*Exercise brief*: Copy, in full, each line of the material that holds the word "chart".

*Supplied information*:
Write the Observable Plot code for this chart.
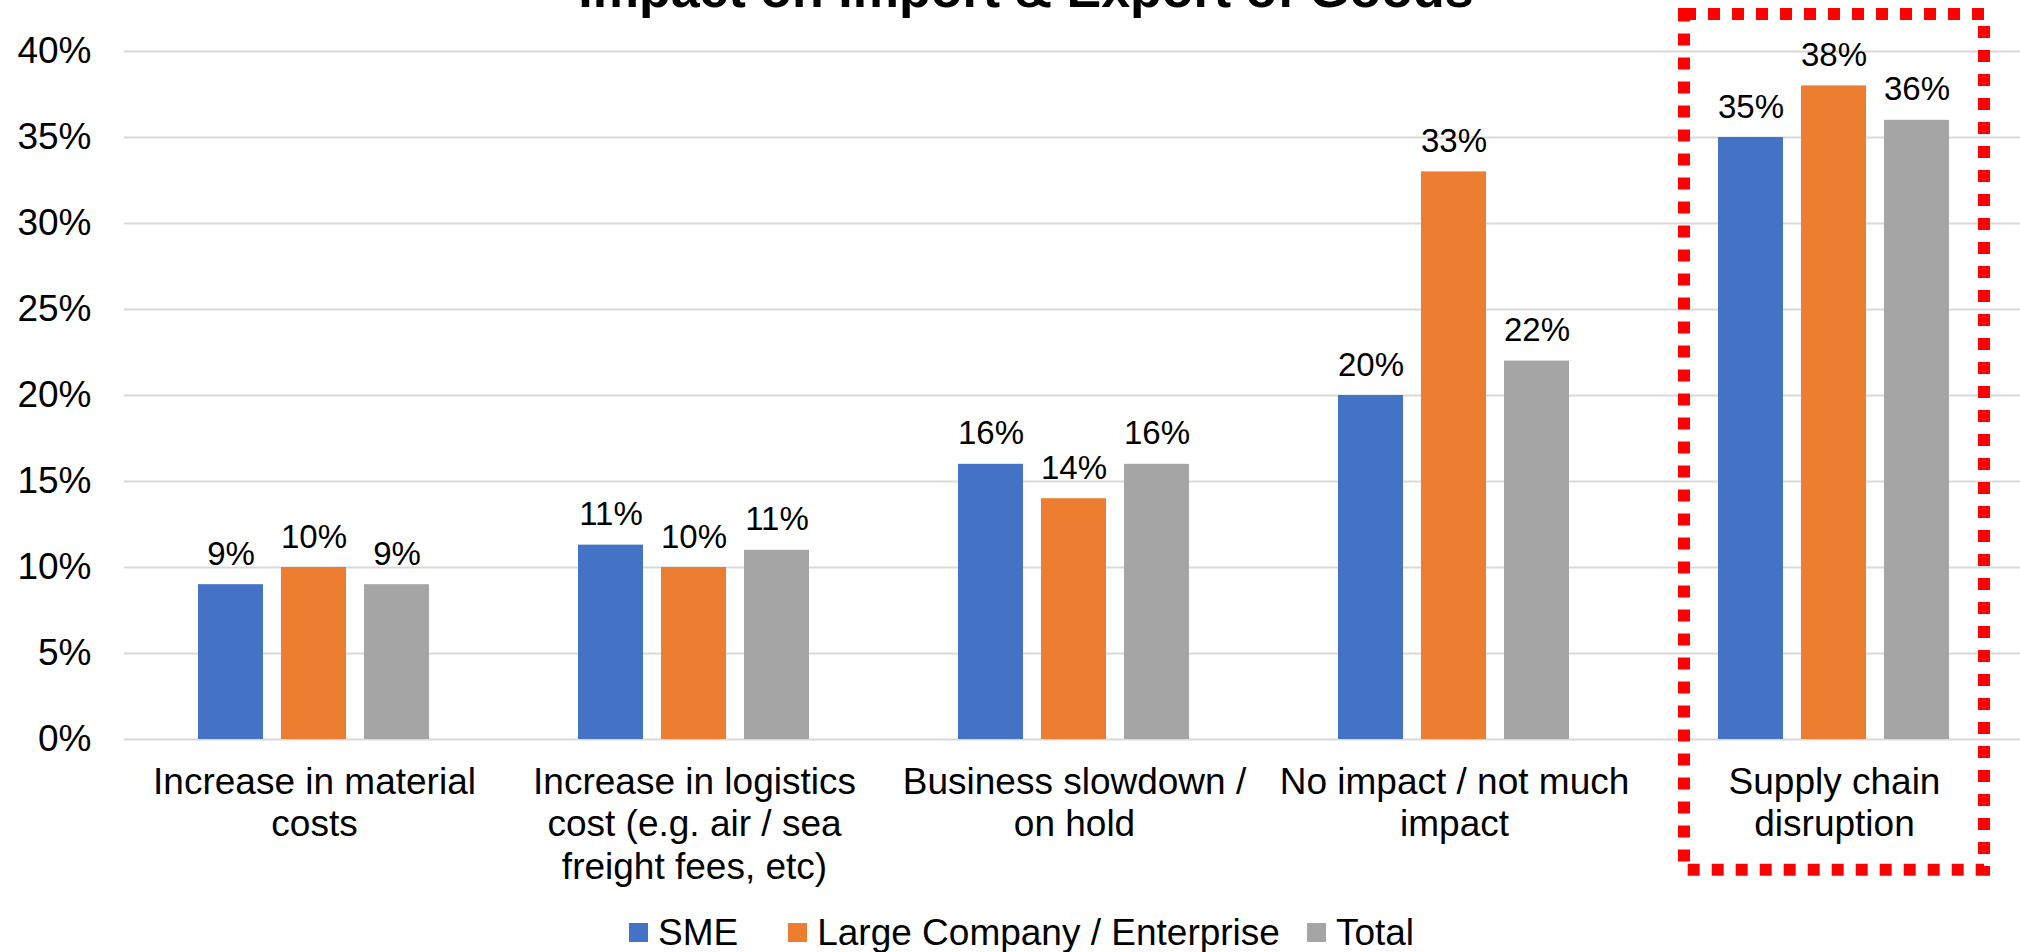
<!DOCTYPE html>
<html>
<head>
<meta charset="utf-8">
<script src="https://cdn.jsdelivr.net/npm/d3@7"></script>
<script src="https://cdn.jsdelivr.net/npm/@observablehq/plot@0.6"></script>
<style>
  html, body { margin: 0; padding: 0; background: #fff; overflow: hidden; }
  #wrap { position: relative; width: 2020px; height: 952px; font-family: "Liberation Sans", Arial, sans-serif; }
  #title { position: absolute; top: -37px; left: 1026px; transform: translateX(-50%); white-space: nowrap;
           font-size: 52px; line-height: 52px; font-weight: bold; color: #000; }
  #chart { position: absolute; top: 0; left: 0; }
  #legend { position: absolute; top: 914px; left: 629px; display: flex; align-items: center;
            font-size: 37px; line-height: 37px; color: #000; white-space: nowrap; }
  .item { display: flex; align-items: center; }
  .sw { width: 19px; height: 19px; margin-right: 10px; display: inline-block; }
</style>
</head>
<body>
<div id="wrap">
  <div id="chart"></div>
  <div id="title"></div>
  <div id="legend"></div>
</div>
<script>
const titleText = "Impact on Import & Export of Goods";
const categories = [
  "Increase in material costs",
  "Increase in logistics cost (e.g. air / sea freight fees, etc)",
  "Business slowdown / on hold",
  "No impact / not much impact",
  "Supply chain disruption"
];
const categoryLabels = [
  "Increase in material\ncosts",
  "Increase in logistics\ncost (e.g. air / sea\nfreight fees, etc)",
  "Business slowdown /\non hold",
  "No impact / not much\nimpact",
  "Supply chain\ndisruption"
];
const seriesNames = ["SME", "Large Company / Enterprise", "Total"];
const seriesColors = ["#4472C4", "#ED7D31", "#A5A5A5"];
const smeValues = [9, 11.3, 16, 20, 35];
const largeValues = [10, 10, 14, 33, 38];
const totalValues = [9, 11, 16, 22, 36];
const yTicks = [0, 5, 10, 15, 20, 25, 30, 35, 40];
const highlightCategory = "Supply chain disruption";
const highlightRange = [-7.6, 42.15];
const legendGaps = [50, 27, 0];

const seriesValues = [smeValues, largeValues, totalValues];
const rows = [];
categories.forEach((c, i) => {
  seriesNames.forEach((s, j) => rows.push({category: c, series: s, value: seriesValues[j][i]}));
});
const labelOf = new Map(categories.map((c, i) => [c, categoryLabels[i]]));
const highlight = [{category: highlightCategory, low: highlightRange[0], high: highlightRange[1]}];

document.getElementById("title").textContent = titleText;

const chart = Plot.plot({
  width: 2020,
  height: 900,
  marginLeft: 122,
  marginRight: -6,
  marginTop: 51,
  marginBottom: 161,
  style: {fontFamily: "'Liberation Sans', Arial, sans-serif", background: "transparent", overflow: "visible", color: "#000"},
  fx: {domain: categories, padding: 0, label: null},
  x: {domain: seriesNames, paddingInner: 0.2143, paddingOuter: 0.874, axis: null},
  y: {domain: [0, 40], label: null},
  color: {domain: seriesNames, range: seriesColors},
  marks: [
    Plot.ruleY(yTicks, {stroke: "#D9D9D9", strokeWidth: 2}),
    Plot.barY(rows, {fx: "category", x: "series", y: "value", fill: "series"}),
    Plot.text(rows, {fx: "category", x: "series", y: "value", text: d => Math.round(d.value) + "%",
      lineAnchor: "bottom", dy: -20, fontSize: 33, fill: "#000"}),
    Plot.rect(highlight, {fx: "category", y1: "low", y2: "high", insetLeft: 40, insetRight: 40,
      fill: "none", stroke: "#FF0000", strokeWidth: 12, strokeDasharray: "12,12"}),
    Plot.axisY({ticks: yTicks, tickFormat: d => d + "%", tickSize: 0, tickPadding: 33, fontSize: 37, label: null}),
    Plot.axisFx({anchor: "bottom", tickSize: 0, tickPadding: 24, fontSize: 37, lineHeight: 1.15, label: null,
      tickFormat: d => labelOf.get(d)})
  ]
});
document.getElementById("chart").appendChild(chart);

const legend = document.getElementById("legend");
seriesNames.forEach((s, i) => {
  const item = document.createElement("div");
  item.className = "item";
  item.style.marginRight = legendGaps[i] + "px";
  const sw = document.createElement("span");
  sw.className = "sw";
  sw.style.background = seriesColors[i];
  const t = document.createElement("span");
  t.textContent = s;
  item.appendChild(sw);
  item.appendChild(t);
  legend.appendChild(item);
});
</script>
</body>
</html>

*Exercise answer*:
Write the Observable Plot code for this chart.
  #chart { position: absolute; top: 0; left: 0; }
  <div id="chart"></div>
const chart = Plot.plot({
document.getElementById("chart").appendChild(chart);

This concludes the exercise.